I want these survivors to be able to stay somewhere for longer than a couple of months. How many times can we hear someone say, “We could really make a life here,” only to be proven wrong by the onslaught of walkers, cannibals, savages, etc.? As Enid says to Glenn, “This is how it happens, and it always happens.”

The entire episode gives us more than enough viewpoints of what I call the “precious life” vs. “kill to survive” debate that has been threaded throughout the season so far. Maybe too many.

Locked away in a basement room, the Alpha Wolf gang captive is like True Detective’s Rust Cohle. He believes that the survivors are all anomalies just waiting to be “set free.” In the same room Dr. Denise tells the Wolf, “You weren’t born this way, you changed. You can change.”

Then Carol and Morgan enter the basement. Carol threatens to kill the Alpha Wolf and Morgan, too, if he gets in her way. Morgan won’t let her, because “all life is precious” – even black, beady-eyed, yellow teeth, evidently evil life. The two fight it out, setting up Alpha Wolf’s escape with Dr. Denise held hostage at gun point. In a twist of fate, Carol seems to have become the liability she is always trying to remove from the group. And we’re still no closer to calling the debate’s winner.

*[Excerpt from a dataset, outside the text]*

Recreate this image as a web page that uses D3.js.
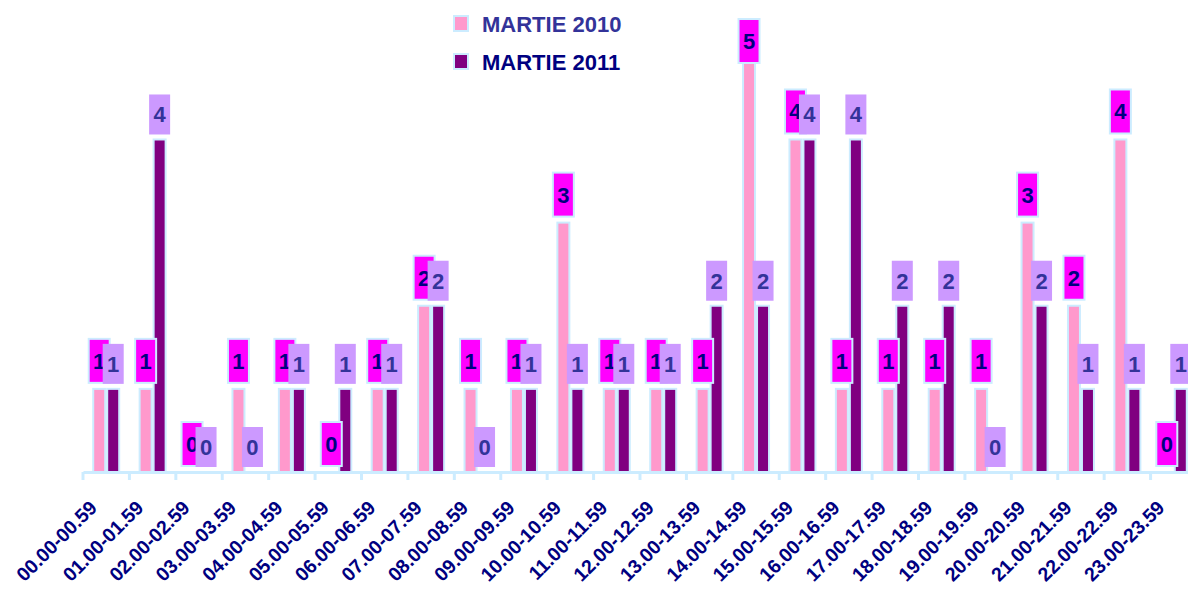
<!DOCTYPE html>
<html>
<head>
<meta charset="utf-8">
<script src="https://cdn.jsdelivr.net/npm/d3@7"></script>
<style>
  body { margin: 0; background: #fff; }
  svg { display: block; font-family: "Liberation Sans", Arial, sans-serif; }
</style>
</head>
<body>
<div id="chart"></div>
<script>
const categories = ["00.00-00.59", "01.00-01.59", "02.00-02.59", "03.00-03.59", "04.00-04.59",
  "05.00-05.59", "06.00-06.59", "07.00-07.59", "08.00-08.59", "09.00-09.59", "10.00-10.59",
  "11.00-11.59", "12.00-12.59", "13.00-13.59", "14.00-14.59", "15.00-15.59", "16.00-16.59",
  "17.00-17.59", "18.00-18.59", "19.00-19.59", "20.00-20.59", "21.00-21.59", "22.00-22.59",
  "23.00-23.59"];
const martie2010 = [1, 1, 0, 1, 1, 0, 1, 2, 1, 1, 3, 1, 1, 1, 5, 4, 1, 1, 1, 1, 3, 2, 4, 0];
const martie2011 = [1, 4, 0, 0, 1, 1, 1, 2, 0, 1, 1, 1, 1, 2, 2, 4, 4, 2, 2, 0, 2, 1, 1, 1];
const seriesNames = ["MARTIE 2010", "MARTIE 2011"];

const W = 1188, H = 589;
const outline = "#CCECFF";
const series = [
  { name: seriesNames[0], values: martie2010, fill: "#FF99CC", box: "#FF00FF", boxStroke: outline,
    text: "#000080", legendText: "#333399", boxOff: 50, boxH: 44 },
  { name: seriesNames[1], values: martie2011, fill: "#800080", box: "#CC99FF", boxStroke: "none",
    text: "#333399", legendText: "#000080", boxOff: 45, boxH: 40 }
];

const svg = d3.select("#chart").append("svg").attr("width", W).attr("height", H);

const x = d3.scaleBand().domain(categories).range([83, 1197]);
const xs = d3.scaleBand().domain([0, 1]).range([-13, 13]).paddingInner(0.1429);
const y = d3.scaleLinear().domain([0, 4.92]).range([472, 63]);

// bars
series.forEach((s, si) => {
  svg.append("g").selectAll("rect")
    .data(s.values)
    .join("rect")
    .attr("x", (d, i) => x(categories[i]) + x.bandwidth() / 2 + xs(si))
    .attr("y", d => y(d))
    .attr("width", xs.bandwidth())
    .attr("height", d => y(0) - y(d))
    .attr("fill", s.fill)
    .attr("stroke", outline)
    .attr("stroke-width", 2);
});

// axis line and ticks
const axis = svg.append("g").attr("transform", `translate(0,${y(0)})`)
  .call(d3.axisBottom(x).tickSize(0).tickFormat(""));
axis.select(".domain").attr("stroke", outline).attr("stroke-width", 3);
svg.append("g").selectAll("line")
  .data(categories.concat(["end"]))
  .join("line")
  .attr("x1", (d, i) => x.range()[0] + i * x.step())
  .attr("x2", (d, i) => x.range()[0] + i * x.step())
  .attr("y1", y(0))
  .attr("y2", y(0) + 8)
  .attr("stroke", outline)
  .attr("stroke-width", 3);

// x labels
svg.append("g").selectAll("text")
  .data(categories)
  .join("text")
  .attr("transform", d => `translate(${x(d) + x.bandwidth() / 2 - 8},${y(0) + 37}) rotate(-45)`)
  .attr("text-anchor", "end")
  .attr("fill", "#000080")
  .attr("font-weight", "bold")
  .attr("font-size", 19.5)
  .text(d => d);

// value labels
series.forEach((s, si) => {
  const g = svg.append("g").selectAll("g")
    .data(s.values)
    .join("g")
    .attr("transform", (d, i) => {
      const cx = x(categories[i]) + x.bandwidth() / 2 + xs(si) + xs.bandwidth() / 2;
      const top = Math.max(y(d) - s.boxOff, 19);
      return `translate(${cx},${top})`;
    });
  g.append("rect")
    .attr("x", -10.5)
    .attr("width", 21)
    .attr("height", s.boxH)
    .attr("fill", s.box)
    .attr("stroke", s.boxStroke)
    .attr("stroke-width", 2);
  g.append("text")
    .attr("y", s.boxH / 2 + 8)
    .attr("text-anchor", "middle")
    .attr("fill", s.text)
    .attr("font-weight", "bold")
    .attr("font-size", 22)
    .text(d => d);
});

// legend
const legend = svg.append("g").selectAll("g")
  .data(series)
  .join("g")
  .attr("transform", (d, i) => `translate(454,${16 + i * 38})`);
legend.append("rect")
  .attr("width", 14)
  .attr("height", 15)
  .attr("fill", d => d.fill)
  .attr("stroke", outline)
  .attr("stroke-width", 2);
legend.append("text")
  .attr("x", 28)
  .attr("y", 16)
  .attr("fill", d => d.legendText)
  .attr("font-weight", "bold")
  .attr("font-size", 22)
  .text(d => d.name);
</script>
</body>
</html>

Before she dies from a zombie bite, Deanna explains the right answer to why Rick saved her son, which I covered in last week’s blog. The right answer is not that Rick is a good guy, as I had thought, but because he is a part of the Alexandria family. Meh. It’s hard for me to empathize.

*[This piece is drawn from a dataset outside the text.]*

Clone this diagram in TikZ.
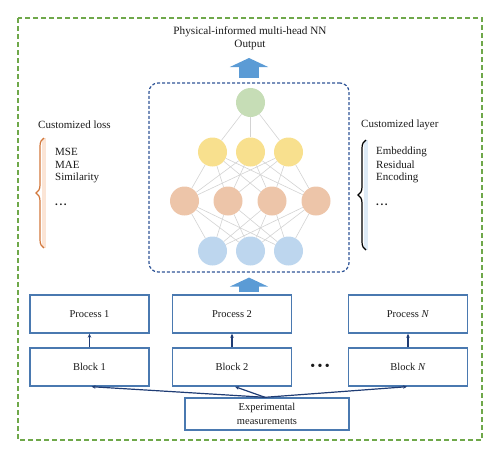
\documentclass[tikz,border=0pt]{standalone}
\usepackage{fontspec}
\setmainfont{Liberation Serif}
\usetikzlibrary{arrows.meta,decorations.pathreplacing}
\definecolor{frameGreen}{HTML}{6FA84A}
\definecolor{nnBlue}{HTML}{2F5597}
\definecolor{boxBlue}{HTML}{4A79B0}
\definecolor{arrNavy}{HTML}{1F3C74}
\definecolor{bigBlue}{HTML}{5B9BD5}
\definecolor{nGreen}{HTML}{C6DDB6}
\definecolor{nYellow}{HTML}{F8E08E}
\definecolor{nOrange}{HTML}{EDC5A9}
\definecolor{nBlue}{HTML}{BDD6EE}
\definecolor{edgeGray}{HTML}{D3D3D3}
\definecolor{braceOrange}{HTML}{D2783C}
\definecolor{stripOrange}{HTML}{FBE5D6}
\definecolor{stripBlue}{HTML}{DEEBF7}
\definecolor{txt}{HTML}{1A1A1A}
\begin{document}
\begin{tikzpicture}[x=1pt,y=-1pt,
  every node/.style={text=txt},
  neuron/.style={circle,minimum size=29pt,inner sep=0pt,draw=none},
  nnedge/.style={draw=edgeGray,line width=0.6pt},
  stagebox/.style={draw=boxBlue,line width=1.4pt,minimum width=119pt,minimum height=38pt,inner sep=0pt,font=\fontsize{10.5}{12}\selectfont},
  smallarr/.style={draw=arrNavy,line width=1.2pt,-{Stealth[length=4pt,width=3.5pt]}},
  bigarr/.style={draw=bigBlue,line width=19.5pt,-{Triangle[width=38pt,length=9pt]}},
  lbl/.style={font=\fontsize{11}{13}\selectfont,inner sep=0pt,anchor=west},
  bracestyle/.style={decorate,decoration={brace,amplitude=8pt},line width=1.2pt}
]
\useasboundingbox (0,0) rectangle (500,458);
% outer frame
\draw[frameGreen,line width=1.3pt,dash pattern=on 5pt off 3pt] (18,18) rectangle (482,440);
% title
\node[align=center,font=\fontsize{11.2}{13.5}\selectfont,inner sep=0pt] (title) at (250,38) {Physical-informed multi-head NN\\Output};
\coordinate (outtip) at (249,58);
% NN box
\node[draw=nnBlue,dash pattern=on 3pt off 2pt,line width=1.2pt,rounded corners=9pt,minimum width=200pt,minimum height=189pt,inner sep=0pt] (nnbox) at (249,177.5) {};
% neurons
\node[neuron,fill=nGreen] (g) at (250.5,102.5) {};
\node[neuron,fill=nYellow] (y1) at (212.5,152) {};
\node[neuron,fill=nYellow] (y2) at (250.5,152) {};
\node[neuron,fill=nYellow] (y3) at (288.5,152) {};
\node[neuron,fill=nOrange] (o1) at (184.5,201) {};
\node[neuron,fill=nOrange] (o2) at (228,201) {};
\node[neuron,fill=nOrange] (o3) at (272,201) {};
\node[neuron,fill=nOrange] (o4) at (316,201) {};
\node[neuron,fill=nBlue] (b1) at (212.5,251) {};
\node[neuron,fill=nBlue] (b2) at (250.5,251) {};
\node[neuron,fill=nBlue] (b3) at (288.5,251) {};
\foreach \y in {y1,y2,y3} \draw[nnedge] (g) -- (\y);
\foreach \y in {y1,y2,y3} \foreach \o in {o1,o2,o3,o4} \draw[nnedge] (\y) -- (\o);
\foreach \o in {o1,o2,o3,o4} \foreach \b in {b1,b2,b3} \draw[nnedge] (\o) -- (\b);
% big arrows
\draw[bigarr,shorten <=4.5pt] (nnbox.north) -- (outtip);
\coordinate (inbase) at (249,292);
\draw[bigarr,shorten >=5pt] (inbase) -- (inbase |- nnbox.south);
% left brace
\fill[stripOrange] (41.5,138) rectangle (45.5,248);
\draw[bracestyle,braceOrange] (44,248) -- (44,138);
\node[lbl] (lossh) at (38,125) {Customized loss};
\node[lbl] (mse) at (55,151.5) {MSE};
\node[lbl] (mae) at (55,164.5) {MAE};
\node[lbl] (sim) at (55,178) {Similarity};
\node[lbl] (ldots) at (55,205) {\textbf{.\hspace{1.6pt}.\hspace{1.6pt}.}};
% right brace
\fill[stripBlue] (363.5,140) rectangle (368,250);
\draw[bracestyle,black] (366,250) -- (366,140);
\node[lbl] (layh) at (361,125) {Customized layer};
\node[lbl] (emb) at (376,151.5) {Embedding};
\node[lbl] (res) at (376,164.5) {Residual};
\node[lbl] (enc) at (376,178) {Encoding};
\node[lbl] (rdots) at (376,205) {\textbf{.\hspace{1.6pt}.\hspace{1.6pt}.}};
% process / block boxes
\node[stagebox] (pr1) at (89.5,314) {Process 1};
\node[stagebox] (pr2) at (232,314) {Process 2};
\node[stagebox] (prN) at (408,314) {Process \textit{N}};
\node[stagebox] (bk1) at (89.5,367) {Block 1};
\node[stagebox] (bk2) at (232,367) {Block 2};
\node[stagebox] (bkN) at (408,367) {Block \textit{N}};
\node[font=\fontsize{14}{14}\selectfont,inner sep=0pt] (mdots) at (320,367) {\textbullet\,\textbullet\,\textbullet};
\node[stagebox,minimum width=164pt,minimum height=32pt,align=center,font=\fontsize{10.5}{14}\selectfont] (exp) at (267,414) {Experimental\\measurements};
\draw[smallarr] (bk1.north) -- (pr1.south);
\draw[smallarr] (bk2.north) -- (pr2.south);
\draw[smallarr] (bkN.north) -- (prN.south);
\draw[smallarr] ([xshift=-2pt]exp.north) -- ([xshift=2pt]bk1.south);
\draw[smallarr] ([xshift=-2pt]exp.north) -- ([xshift=3pt]bk2.south);
\draw[smallarr] ([xshift=-2pt]exp.north) -- ([xshift=-1pt]bkN.south);
\end{tikzpicture}
\end{document}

Knowing what Rick has done to protect his own family over the course of six seasons, I think the residents of Alexandria should have gotten down on their knees and begged Rick to lead them right from the start. I understand that they don’t know Rick like I do, but I’m the one whom the writers should be writing for. Deanna’s deathbed scene with Michonne was touching and, at the time, gave me hope that healing is possible even in the most heinous of circumstances.

Then we have some throw-away theories to contemplate. Tara, trapped in a garage with Eugene and Rosita, implies that the survivors have a debt to pay in order for them to deserve to live in a place like Alexandria. Rosita quickly—and correctly—calls this point of view bullshit. In an annoying sub-plot with Ron and Carl, they argue about whose dad is the worse killer, pitching their own analysis of their overall situation.  Much like Carl’s inability to grow into his father’s hat, the young actor Chandler Riggs has yet to grow into his acting chops. I laughed when Carl delivers this line to Ron, “You need to know something: your dad was an asshole.”

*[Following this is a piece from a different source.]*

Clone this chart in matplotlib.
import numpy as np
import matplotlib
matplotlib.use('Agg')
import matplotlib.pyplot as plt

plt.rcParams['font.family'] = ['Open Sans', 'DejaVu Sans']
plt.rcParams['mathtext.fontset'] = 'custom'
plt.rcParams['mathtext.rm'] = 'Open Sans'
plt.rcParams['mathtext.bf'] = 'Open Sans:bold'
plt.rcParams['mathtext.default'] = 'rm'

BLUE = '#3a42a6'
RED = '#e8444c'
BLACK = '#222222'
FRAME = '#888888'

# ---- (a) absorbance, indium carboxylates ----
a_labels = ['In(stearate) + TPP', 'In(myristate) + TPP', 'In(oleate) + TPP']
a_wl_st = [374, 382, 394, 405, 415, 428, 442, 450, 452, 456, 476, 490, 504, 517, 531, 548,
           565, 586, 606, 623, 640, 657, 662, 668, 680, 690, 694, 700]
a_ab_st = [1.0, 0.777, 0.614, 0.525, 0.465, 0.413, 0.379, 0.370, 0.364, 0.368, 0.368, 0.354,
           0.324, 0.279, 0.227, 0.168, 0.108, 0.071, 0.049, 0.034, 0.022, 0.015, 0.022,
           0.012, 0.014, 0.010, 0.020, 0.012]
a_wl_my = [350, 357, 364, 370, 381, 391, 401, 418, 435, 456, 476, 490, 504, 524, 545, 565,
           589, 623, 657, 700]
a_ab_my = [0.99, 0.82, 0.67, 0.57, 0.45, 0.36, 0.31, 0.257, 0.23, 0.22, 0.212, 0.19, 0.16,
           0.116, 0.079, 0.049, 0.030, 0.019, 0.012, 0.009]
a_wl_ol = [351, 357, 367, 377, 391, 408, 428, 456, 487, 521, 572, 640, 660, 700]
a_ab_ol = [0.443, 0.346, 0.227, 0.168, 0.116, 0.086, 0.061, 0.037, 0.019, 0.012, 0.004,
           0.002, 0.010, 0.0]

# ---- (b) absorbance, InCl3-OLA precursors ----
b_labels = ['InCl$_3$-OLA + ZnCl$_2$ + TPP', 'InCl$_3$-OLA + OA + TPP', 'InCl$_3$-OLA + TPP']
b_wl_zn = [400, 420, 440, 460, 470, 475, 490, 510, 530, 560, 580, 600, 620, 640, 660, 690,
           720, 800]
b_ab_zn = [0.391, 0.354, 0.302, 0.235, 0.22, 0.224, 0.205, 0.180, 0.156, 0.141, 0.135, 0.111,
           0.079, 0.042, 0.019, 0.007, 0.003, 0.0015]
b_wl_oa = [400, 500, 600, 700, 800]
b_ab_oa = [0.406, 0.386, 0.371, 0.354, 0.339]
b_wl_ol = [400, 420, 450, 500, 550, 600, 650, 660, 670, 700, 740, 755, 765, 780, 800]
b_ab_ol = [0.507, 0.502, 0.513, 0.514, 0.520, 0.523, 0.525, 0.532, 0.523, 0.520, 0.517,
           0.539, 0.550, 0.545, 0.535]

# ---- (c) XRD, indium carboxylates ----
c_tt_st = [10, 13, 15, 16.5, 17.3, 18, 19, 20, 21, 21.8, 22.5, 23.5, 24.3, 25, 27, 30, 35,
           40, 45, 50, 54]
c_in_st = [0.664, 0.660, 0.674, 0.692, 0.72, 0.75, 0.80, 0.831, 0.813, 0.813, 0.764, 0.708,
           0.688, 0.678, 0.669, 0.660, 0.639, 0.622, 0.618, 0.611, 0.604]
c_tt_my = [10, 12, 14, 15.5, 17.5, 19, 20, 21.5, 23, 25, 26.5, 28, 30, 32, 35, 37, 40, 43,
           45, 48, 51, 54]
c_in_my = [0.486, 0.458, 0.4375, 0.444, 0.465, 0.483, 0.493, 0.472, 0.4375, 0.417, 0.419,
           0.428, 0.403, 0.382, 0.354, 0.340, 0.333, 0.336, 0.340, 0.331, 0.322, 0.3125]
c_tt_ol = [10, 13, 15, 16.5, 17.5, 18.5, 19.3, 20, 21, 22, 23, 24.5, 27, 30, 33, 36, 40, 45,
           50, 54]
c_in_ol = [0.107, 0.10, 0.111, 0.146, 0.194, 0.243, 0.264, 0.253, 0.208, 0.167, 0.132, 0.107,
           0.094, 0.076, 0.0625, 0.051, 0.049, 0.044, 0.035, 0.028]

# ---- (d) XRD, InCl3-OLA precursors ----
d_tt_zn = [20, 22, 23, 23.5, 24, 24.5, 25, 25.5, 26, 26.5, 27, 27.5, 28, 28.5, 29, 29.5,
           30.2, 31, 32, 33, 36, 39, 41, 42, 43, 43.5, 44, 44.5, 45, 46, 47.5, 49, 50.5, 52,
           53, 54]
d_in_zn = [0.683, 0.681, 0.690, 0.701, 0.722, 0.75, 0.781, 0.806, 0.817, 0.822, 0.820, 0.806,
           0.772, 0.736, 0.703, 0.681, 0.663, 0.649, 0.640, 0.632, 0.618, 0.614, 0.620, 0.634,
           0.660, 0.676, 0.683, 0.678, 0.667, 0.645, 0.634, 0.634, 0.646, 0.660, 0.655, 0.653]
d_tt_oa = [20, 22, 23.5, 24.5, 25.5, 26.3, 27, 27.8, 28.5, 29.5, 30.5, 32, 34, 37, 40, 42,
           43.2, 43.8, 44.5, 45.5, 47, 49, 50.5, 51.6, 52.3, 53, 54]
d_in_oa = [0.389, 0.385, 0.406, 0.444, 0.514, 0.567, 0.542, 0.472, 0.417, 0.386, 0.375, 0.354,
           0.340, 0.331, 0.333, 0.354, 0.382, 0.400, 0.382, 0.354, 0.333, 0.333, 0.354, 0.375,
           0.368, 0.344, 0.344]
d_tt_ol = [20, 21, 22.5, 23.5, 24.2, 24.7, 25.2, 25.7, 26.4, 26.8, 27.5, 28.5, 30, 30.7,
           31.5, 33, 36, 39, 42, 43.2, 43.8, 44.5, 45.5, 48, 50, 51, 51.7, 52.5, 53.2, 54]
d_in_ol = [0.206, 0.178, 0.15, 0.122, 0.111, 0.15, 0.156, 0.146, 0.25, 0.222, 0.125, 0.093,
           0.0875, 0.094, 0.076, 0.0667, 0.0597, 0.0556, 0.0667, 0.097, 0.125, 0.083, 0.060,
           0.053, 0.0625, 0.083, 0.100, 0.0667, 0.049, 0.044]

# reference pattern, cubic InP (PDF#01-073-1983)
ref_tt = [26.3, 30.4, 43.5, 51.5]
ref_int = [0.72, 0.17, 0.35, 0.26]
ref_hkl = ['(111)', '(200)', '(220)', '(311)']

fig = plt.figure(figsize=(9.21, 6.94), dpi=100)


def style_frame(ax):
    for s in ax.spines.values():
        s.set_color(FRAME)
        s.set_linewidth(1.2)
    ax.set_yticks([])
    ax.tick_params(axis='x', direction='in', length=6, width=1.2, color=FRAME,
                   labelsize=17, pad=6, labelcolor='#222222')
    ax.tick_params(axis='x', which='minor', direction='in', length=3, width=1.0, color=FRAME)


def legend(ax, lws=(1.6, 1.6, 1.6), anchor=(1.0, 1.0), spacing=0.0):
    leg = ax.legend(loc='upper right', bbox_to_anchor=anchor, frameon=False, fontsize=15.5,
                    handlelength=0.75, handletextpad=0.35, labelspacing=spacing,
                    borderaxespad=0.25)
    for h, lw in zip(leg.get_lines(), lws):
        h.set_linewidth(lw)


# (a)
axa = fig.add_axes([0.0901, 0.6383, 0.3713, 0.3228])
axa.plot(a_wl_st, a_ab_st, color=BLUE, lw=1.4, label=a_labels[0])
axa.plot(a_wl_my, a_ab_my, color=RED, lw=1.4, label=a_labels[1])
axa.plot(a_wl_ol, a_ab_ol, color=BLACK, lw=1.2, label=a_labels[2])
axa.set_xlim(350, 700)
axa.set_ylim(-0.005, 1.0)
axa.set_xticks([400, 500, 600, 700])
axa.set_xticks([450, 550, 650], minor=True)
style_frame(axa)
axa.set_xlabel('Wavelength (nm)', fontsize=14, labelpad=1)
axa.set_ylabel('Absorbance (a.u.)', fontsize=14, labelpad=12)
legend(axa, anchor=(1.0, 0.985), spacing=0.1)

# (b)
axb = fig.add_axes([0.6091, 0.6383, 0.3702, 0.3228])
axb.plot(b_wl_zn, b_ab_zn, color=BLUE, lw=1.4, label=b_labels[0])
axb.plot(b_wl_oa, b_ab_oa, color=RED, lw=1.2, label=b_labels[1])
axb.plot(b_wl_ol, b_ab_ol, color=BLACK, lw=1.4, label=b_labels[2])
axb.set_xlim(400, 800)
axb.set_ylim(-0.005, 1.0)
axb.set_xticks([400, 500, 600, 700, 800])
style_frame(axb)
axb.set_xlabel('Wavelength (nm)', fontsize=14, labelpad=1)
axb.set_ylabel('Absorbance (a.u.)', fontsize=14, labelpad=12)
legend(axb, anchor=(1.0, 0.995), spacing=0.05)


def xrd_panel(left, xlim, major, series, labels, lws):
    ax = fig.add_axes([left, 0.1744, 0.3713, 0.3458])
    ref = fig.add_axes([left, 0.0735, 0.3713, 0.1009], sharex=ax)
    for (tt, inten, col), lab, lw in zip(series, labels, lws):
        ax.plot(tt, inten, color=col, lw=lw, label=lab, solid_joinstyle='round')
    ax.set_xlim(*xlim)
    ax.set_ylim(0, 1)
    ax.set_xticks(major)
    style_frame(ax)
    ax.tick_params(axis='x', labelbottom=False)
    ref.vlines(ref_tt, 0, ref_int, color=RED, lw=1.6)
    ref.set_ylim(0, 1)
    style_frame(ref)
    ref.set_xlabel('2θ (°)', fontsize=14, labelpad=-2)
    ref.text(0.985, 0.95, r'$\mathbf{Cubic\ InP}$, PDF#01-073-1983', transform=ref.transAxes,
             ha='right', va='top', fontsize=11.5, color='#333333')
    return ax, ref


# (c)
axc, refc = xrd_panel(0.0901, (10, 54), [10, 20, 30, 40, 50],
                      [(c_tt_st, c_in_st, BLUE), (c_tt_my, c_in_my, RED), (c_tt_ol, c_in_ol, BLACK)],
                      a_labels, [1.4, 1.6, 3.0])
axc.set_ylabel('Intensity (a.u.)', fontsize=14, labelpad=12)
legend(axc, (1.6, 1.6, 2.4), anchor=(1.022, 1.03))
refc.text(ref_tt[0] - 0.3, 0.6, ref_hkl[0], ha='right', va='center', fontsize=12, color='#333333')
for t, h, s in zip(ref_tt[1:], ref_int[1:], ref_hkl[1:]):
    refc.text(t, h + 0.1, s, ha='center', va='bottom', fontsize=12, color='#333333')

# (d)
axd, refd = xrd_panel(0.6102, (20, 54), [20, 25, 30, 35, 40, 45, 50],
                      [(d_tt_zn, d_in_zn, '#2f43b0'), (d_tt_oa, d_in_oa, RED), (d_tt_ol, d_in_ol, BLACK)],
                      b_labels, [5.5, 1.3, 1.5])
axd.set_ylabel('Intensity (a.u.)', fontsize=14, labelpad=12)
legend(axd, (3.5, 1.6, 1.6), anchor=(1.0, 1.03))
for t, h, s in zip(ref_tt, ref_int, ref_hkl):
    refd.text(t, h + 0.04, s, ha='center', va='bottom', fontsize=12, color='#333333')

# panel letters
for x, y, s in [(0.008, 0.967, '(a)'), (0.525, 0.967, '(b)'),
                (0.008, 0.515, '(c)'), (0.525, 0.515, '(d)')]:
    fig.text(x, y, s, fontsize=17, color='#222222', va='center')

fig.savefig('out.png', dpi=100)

Maybe if the writers had focused more on creating drama that had the same intensity we’re used to seeing on TWD, and dispensed with giving every single character a point of view, then this episode would have been better. It was nowhere nearly as exciting as mid-season finales of seasons past.

Little did we know that Tiny Tim’s “Tiptoe Through the Tulips” in the opening soundtrack was foreshadowing this mid-season finale’s final scene, but it still wasn’t enough to take my breath away.

Remember last season’s gut-wrenching moment when Maggie drops to the ground at the sight of Daryl carrying Beth’s dead body? I felt horrible for days afterwards. Or when Rick shoots a turned Sophia, Carol’s 8-year-old daughter who the group had been searching for in season 2? These scenes were horrifying and dripping with drama.

Besides the lackluster drama, the show just keeps adding more plot holes we have to swallow: throngs of walkers who disappear or conveniently thin out, babies who never cry, CGI ants, kids who never act like kids—oh, wait, that last one remains to be seen, but I’ve made my point. The Walking Dead is a good show, but even a good show can have a bad season. I’m reminded of “Homicide: Life on the Street” and the last terrible season of this otherwise mind-blowingly great show.

Is this where TWD is headed? I don’t know yet, but the quality of the second half of season 6 may determine the show’s fate. We’ll know next February when it resumes.